# START OF Supplied material

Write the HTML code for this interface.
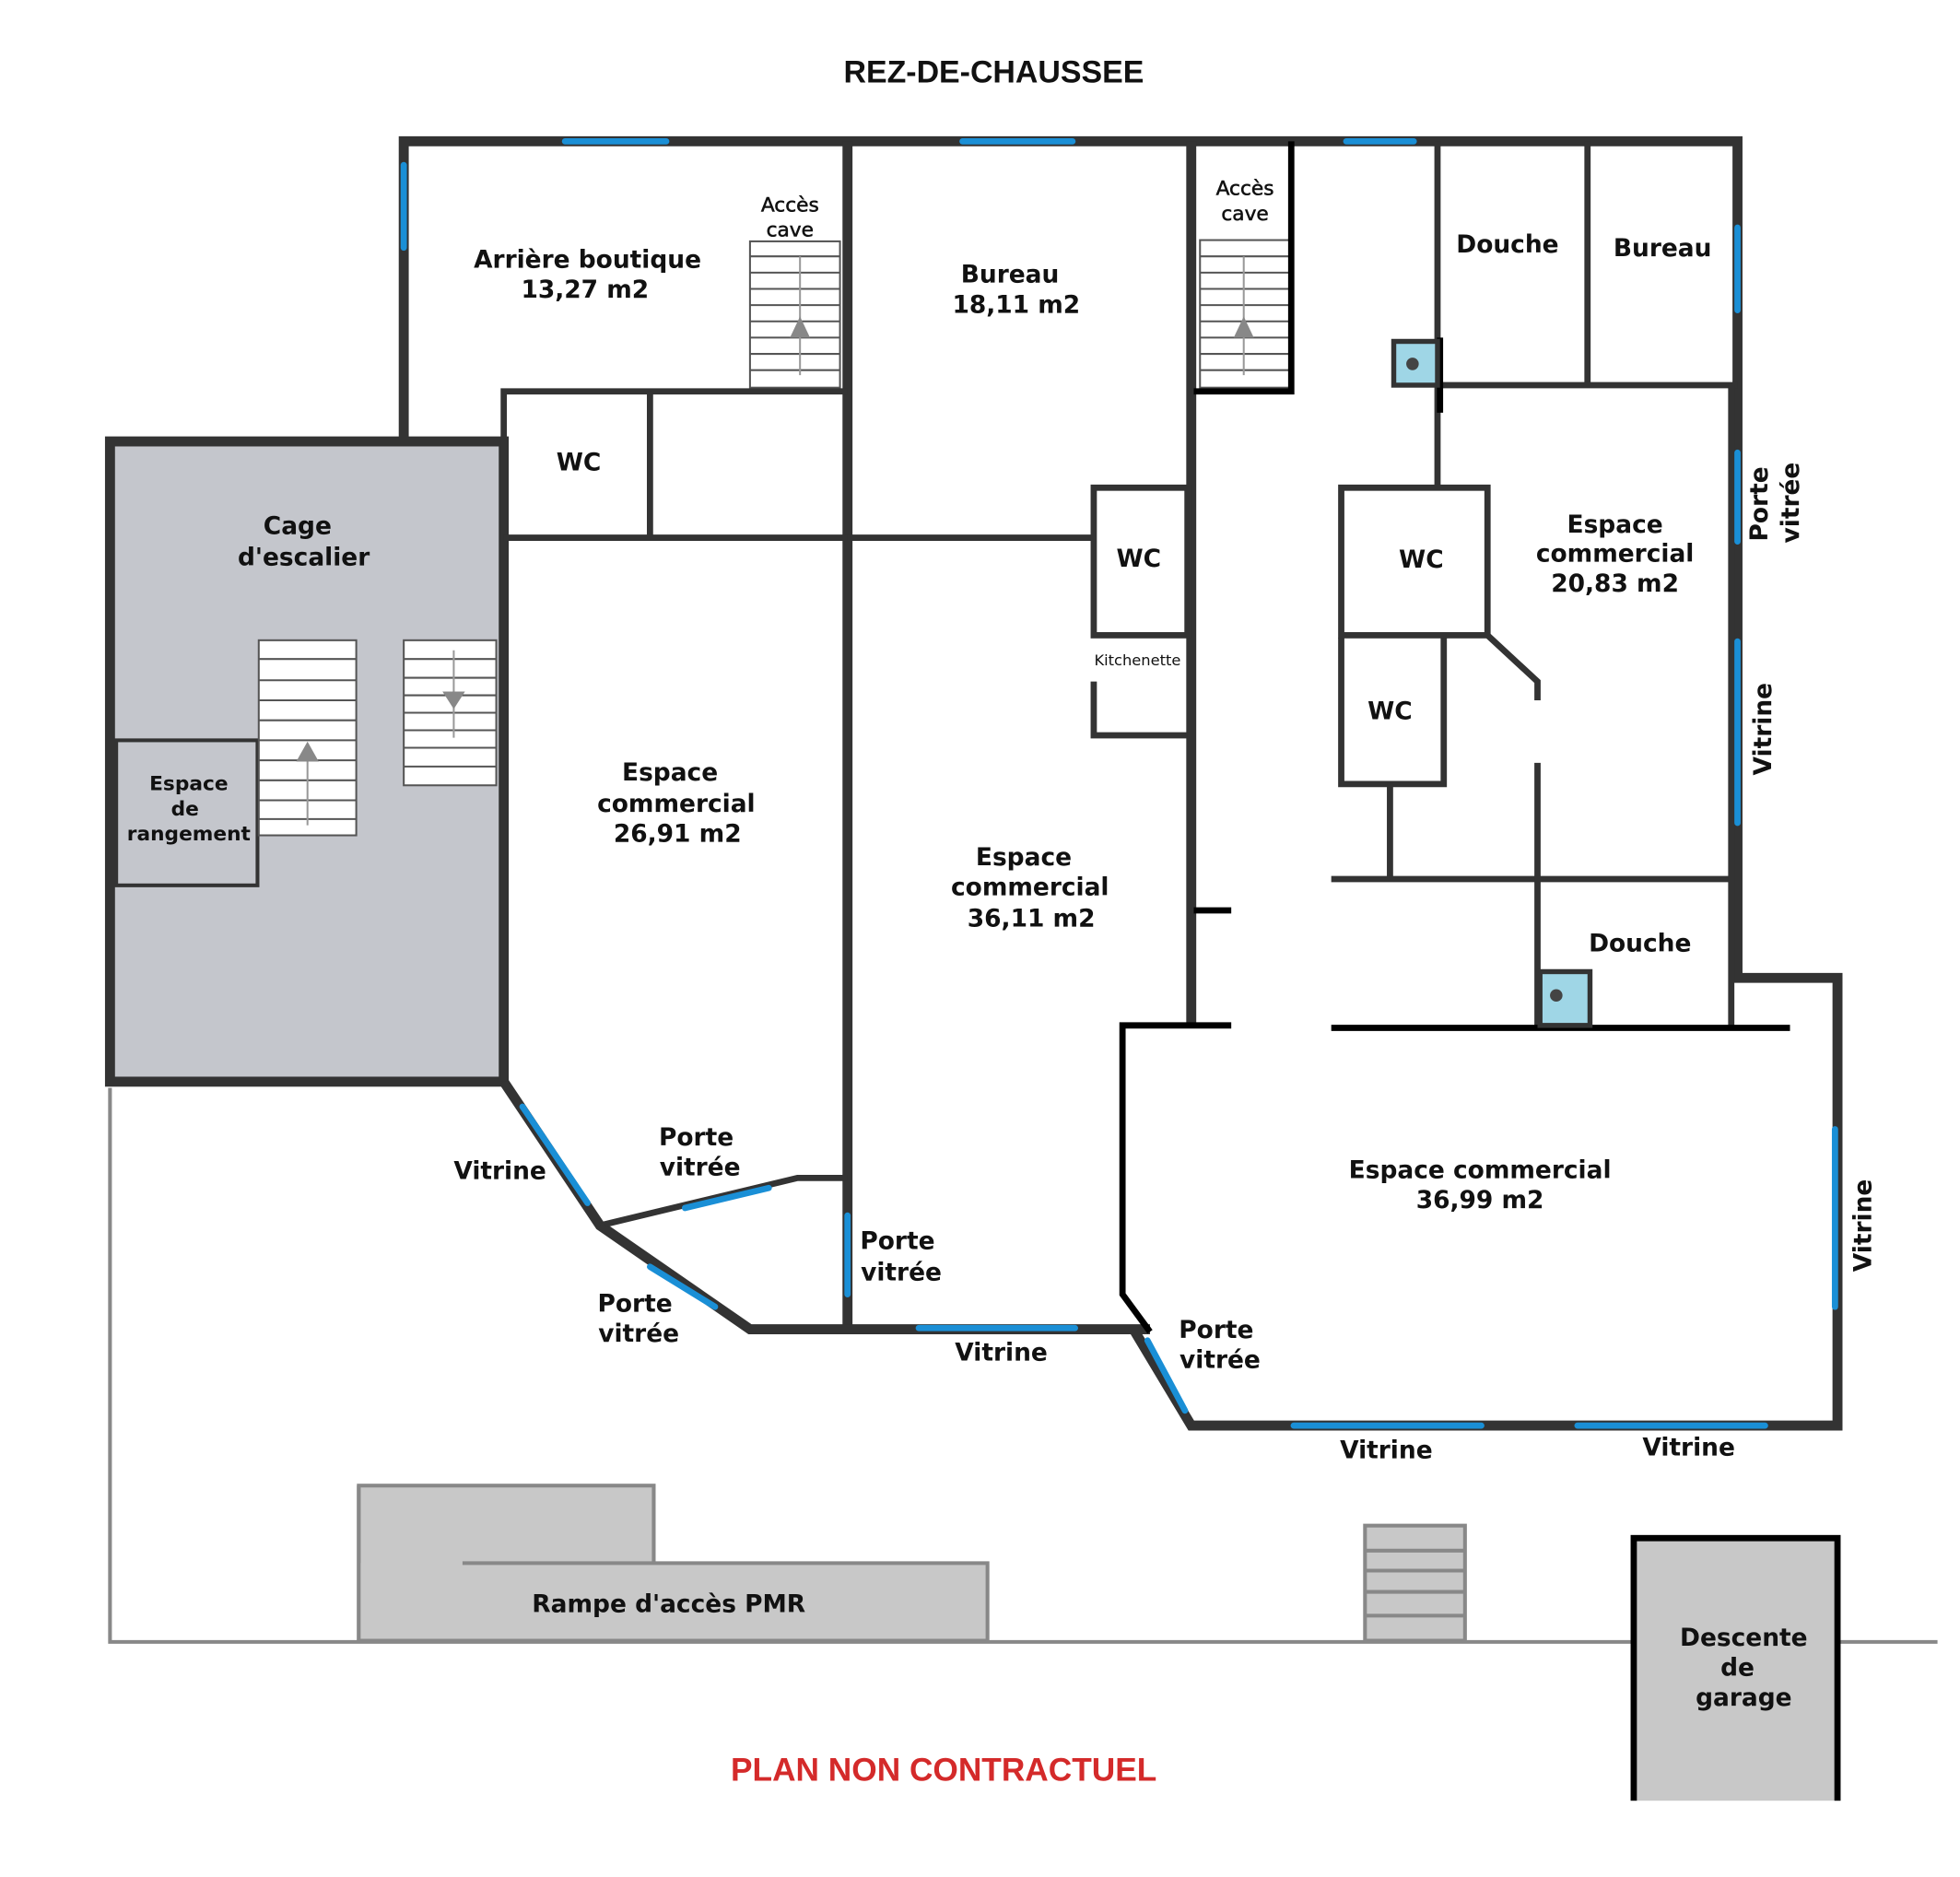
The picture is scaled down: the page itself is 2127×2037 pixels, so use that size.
<!DOCTYPE html>
<html><head><meta charset="utf-8"><style>html,body{margin:0;padding:0;background:#fff}svg{display:block}
text{font-family:"DejaVu Sans","Liberation Sans",sans-serif;font-size:19.5px;font-weight:bold;fill:#111;text-anchor:middle}</style></head>
<body>
<svg width="2127" height="2037" viewBox="0 0 1568 1501" preserveAspectRatio="none" xmlns="http://www.w3.org/2000/svg">
<rect width="1568" height="1501" fill="#fff"/>
<g stroke="#888" stroke-width="3" fill="none">
<polyline points="88,870 88,1313 1550,1313"/>
</g>
<rect x="287" y="1188" width="236" height="124" fill="#c8c8c8" stroke="#888" stroke-width="3"/>
<rect x="287" y="1250" width="503" height="62" fill="#c8c8c8" stroke="none"/>
<polyline points="370,1250 790,1250 790,1312 287,1312" fill="none" stroke="#888" stroke-width="3"/>
<line x1="287" y1="1188" x2="287" y2="1312" stroke="#888" stroke-width="3"/>
<rect x="1092" y="1220" width="80" height="92" fill="#c8c8c8" stroke="#888" stroke-width="3"/>
<g stroke="#888" stroke-width="3"><line x1="1092" y1="1240" x2="1172" y2="1240"/><line x1="1092" y1="1256" x2="1172" y2="1256"/><line x1="1092" y1="1273" x2="1172" y2="1273"/><line x1="1092" y1="1292" x2="1172" y2="1292"/></g>
<rect x="1307" y="1230" width="163" height="215" fill="#c8c8c8" stroke="#000" stroke-width="5"/>
<rect x="1303" y="1440" width="172" height="10" fill="#fff"/>
<rect x="88" y="353" width="315" height="512" fill="#c4c6cc" stroke="#333" stroke-width="8"/>
<rect x="93" y="592" width="113" height="116" fill="#c4c6cc" stroke="#333" stroke-width="3"/>
<g stroke="#555" stroke-width="1.5" fill="#fff">
<rect x="207" y="512" width="78" height="156"/><rect x="323" y="512" width="74" height="116"/>
<rect x="600" y="193" width="72" height="117"/><rect x="960" y="192" width="72" height="118"/>
</g>
<g stroke="#555" stroke-width="1.5">
<path d="M207 527H285M207 544H285M207 560H285M207 576H285M207 592H285M207 608H285M207 624H285M207 640H285M207 655H285"/>
<path d="M323 527H397M323 542H397M323 556H397M323 570H397M323 584H397M323 598H397M323 613H397"/>
<path d="M600 205H672M600 218H672M600 231H672M600 244H672M600 257H672M600 270H672M600 283H672M600 296H672"/>
<path d="M960 205H1032M960 218H1032M960 231H1032M960 244H1032M960 257H1032M960 270H1032M960 283H1032M960 296H1032"/>
<path d="M246 595V660M363 520V590M640 205V300M995 205V300" stroke="#999"/>
</g>
<g fill="#888"><polygon points="246,593 237,609 255,609"/><polygon points="363,567 354,553 372,553"/><polygon points="640,253 632,270 648,270"/><polygon points="995,253 987,270 1003,270"/></g>
<g stroke="#333" stroke-width="8" fill="none" stroke-linejoin="miter">
<polyline points="323,350 323,113 1390,113 1390,782 1470,782 1470,1140 953,1140 908,1065"/>
<line x1="678" y1="113" x2="678" y2="1063"/>
<line x1="953" y1="113" x2="953" y2="818"/>
<polyline points="403,865 480,980 600,1063 920,1063"/>
</g>
<g stroke="#333" stroke-width="5" fill="none">
<polyline points="403,865 403,313 678,313"/>
<line x1="403" y1="430" x2="678" y2="430"/><line x1="520" y1="313" x2="520" y2="430"/>
<line x1="678" y1="430" x2="875" y2="430"/>
<rect x="875" y="390" width="75" height="118"/>
<polyline points="875,545 875,588 950,588"/>
<polyline points="480,980 638,942 678,942"/>
<line x1="480" y1="980" x2="600" y2="1063"/>
<line x1="1150" y1="113" x2="1150" y2="390"/>
<line x1="1270" y1="113" x2="1270" y2="308"/>
<line x1="1150" y1="308" x2="1390" y2="308"/>
<rect x="1073" y="390" width="117" height="118"/>
<polyline points="1073,510 1073,627 1155,627 1155,510"/>
<line x1="1112" y1="627" x2="1112" y2="703"/>
<line x1="1065" y1="703" x2="1385" y2="703"/>
<line x1="1385" y1="308" x2="1385" y2="820"/>
<line x1="1230" y1="703" x2="1230" y2="820"/>
<polyline points="1190,508 1230,545 1230,560"/><line x1="1230" y1="610" x2="1230" y2="703"/>
</g>
<g stroke="#000" stroke-width="5" fill="none">
<polyline points="955,313 1033,313 1033,113"/>
<line x1="1152" y1="270" x2="1152" y2="330"/>
<line x1="955" y1="728" x2="985" y2="728"/>
<polyline points="985,820 898,820 898,1035 920,1065"/>
<line x1="1065" y1="822" x2="1432" y2="822"/>
</g>
<rect x="1115" y="273" width="35" height="35" fill="#9fd6e6" stroke="#333" stroke-width="4"/>
<circle cx="1130" cy="291" r="5" fill="#444"/>
<rect x="1232" y="777" width="40" height="43" fill="#9fd6e6" stroke="#333" stroke-width="4"/>
<circle cx="1245" cy="796" r="5" fill="#444"/>
<g stroke="#1a8fd6" stroke-width="5" stroke-linecap="round">
<line x1="452" y1="113" x2="533" y2="113"/><line x1="770" y1="113" x2="858" y2="113"/><line x1="1077" y1="113" x2="1131" y2="113"/>
<line x1="323" y1="132" x2="323" y2="198"/>
<line x1="1390" y1="182" x2="1390" y2="248"/><line x1="1390" y1="362" x2="1390" y2="433"/><line x1="1390" y1="513" x2="1390" y2="658"/>
<line x1="1468" y1="903" x2="1468" y2="1045"/>
<line x1="1035" y1="1140" x2="1185" y2="1140"/><line x1="1262" y1="1140" x2="1412" y2="1140"/>
<line x1="918" y1="1072" x2="948" y2="1128"/>
<line x1="735" y1="1062" x2="860" y2="1062"/>
<line x1="678" y1="972" x2="678" y2="1035"/>
<line x1="418" y1="885" x2="470" y2="962"/>
<line x1="548" y1="966" x2="615" y2="950"/>
<line x1="520" y1="1013" x2="572" y2="1045"/>
</g>
<text x="795" y="66" style="font-size:25px;font-weight:bold;font-family:'Liberation Sans',sans-serif">REZ-DE-CHAUSSEE</text>
<text x="470" y="214">Arrière boutique</text><text x="468" y="238">13,27 m2</text>
<text x="632" y="169" style="font-size:16px;font-weight:normal;stroke:#111;stroke-width:0.4">Accès</text><text x="632" y="189" style="font-size:16px;font-weight:normal;stroke:#111;stroke-width:0.4">cave</text>
<text x="996" y="156" style="font-size:16px;font-weight:normal;stroke:#111;stroke-width:0.4">Accès</text><text x="996" y="176" style="font-size:16px;font-weight:normal;stroke:#111;stroke-width:0.4">cave</text>
<text x="808" y="226">Bureau</text><text x="813" y="250">18,11 m2</text>
<text x="1206" y="202">Douche</text><text x="1330" y="205">Bureau</text>
<text x="463" y="376">WC</text><text x="911" y="453">WC</text><text x="1137" y="454">WC</text><text x="1112" y="575">WC</text>
<text x="910" y="532" style="font-size:12px;font-weight:normal">Kitchenette</text>
<text x="238" y="427">Cage</text><text x="243" y="452">d'escalier</text>
<text x="151" y="632" style="font-size:16px">Espace</text><text x="148" y="652" style="font-size:16px">de</text><text x="151" y="672" style="font-size:16px">rangement</text>
<text x="536" y="624">Espace</text><text x="541" y="649">commercial</text><text x="542" y="673">26,91 m2</text>
<text x="1292" y="426">Espace</text><text x="1292" y="449">commercial</text><text x="1292" y="473">20,83 m2</text>
<text x="819" y="692">Espace</text><text x="824" y="716">commercial</text><text x="825" y="741">36,11 m2</text>
<text x="1312" y="761">Douche</text>
<text x="1184" y="942">Espace commercial</text><text x="1184" y="966">36,99 m2</text>
<text x="400" y="943">Vitrine</text>
<text x="557" y="916">Porte</text><text x="560" y="940">vitrée</text>
<text x="508" y="1049">Porte</text><text x="511" y="1073">vitrée</text>
<text x="718" y="999">Porte</text><text x="721" y="1024">vitrée</text>
<text x="801" y="1088">Vitrine</text>
<text x="973" y="1070">Porte</text><text x="976" y="1094">vitrée</text>
<text x="1109" y="1166">Vitrine</text><text x="1351" y="1164">Vitrine</text>
<text transform="translate(1414,403) rotate(-90)">Porte</text>
<text transform="translate(1439,402) rotate(-90)">vitrée</text>
<text transform="translate(1417,583) rotate(-90)">Vitrine</text>
<text transform="translate(1497,980) rotate(-90)">Vitrine</text>
<text x="535" y="1289">Rampe d'accès PMR</text>
<text x="1395" y="1316">Descente</text><text x="1390" y="1340">de</text><text x="1395" y="1364">garage</text>
<text x="755" y="1424" style="font-size:26px;font-weight:bold;fill:#d42a2a;font-family:'Liberation Sans',sans-serif">PLAN NON CONTRACTUEL</text>
</svg>
</body></html>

# END OF Supplied material

Challenge: Take each line containing the string "size" and copy it out.

Exercise output:
The picture is scaled down: the page itself is 2127×2037 pixels, so use that size.
text{font-family:"DejaVu Sans","Liberation Sans",sans-serif;font-size:19.5px;font-weight:bold;fill:#111;text-anchor:middle}</style></head>
<text x="795" y="66" style="font-size:25px;font-weight:bold;font-family:'Liberation Sans',sans-serif">REZ-DE-CHAUSSEE</text>
<text x="632" y="169" style="font-size:16px;font-weight:normal;stroke:#111;stroke-width:0.4">Accès</text><text x="632" y="189" style="font-size:16px;font-weight:normal;stroke:#111;stroke-width:0.4">cave</text>
<text x="996" y="156" style="font-size:16px;font-weight:normal;stroke:#111;stroke-width:0.4">Accès</text><text x="996" y="176" style="font-size:16px;font-weight:normal;stroke:#111;stroke-width:0.4">cave</text>
<text x="910" y="532" style="font-size:12px;font-weight:normal">Kitchenette</text>
<text x="151" y="632" style="font-size:16px">Espace</text><text x="148" y="652" style="font-size:16px">de</text><text x="151" y="672" style="font-size:16px">rangement</text>
<text x="755" y="1424" style="font-size:26px;font-weight:bold;fill:#d42a2a;font-family:'Liberation Sans',sans-serif">PLAN NON CONTRACTUEL</text>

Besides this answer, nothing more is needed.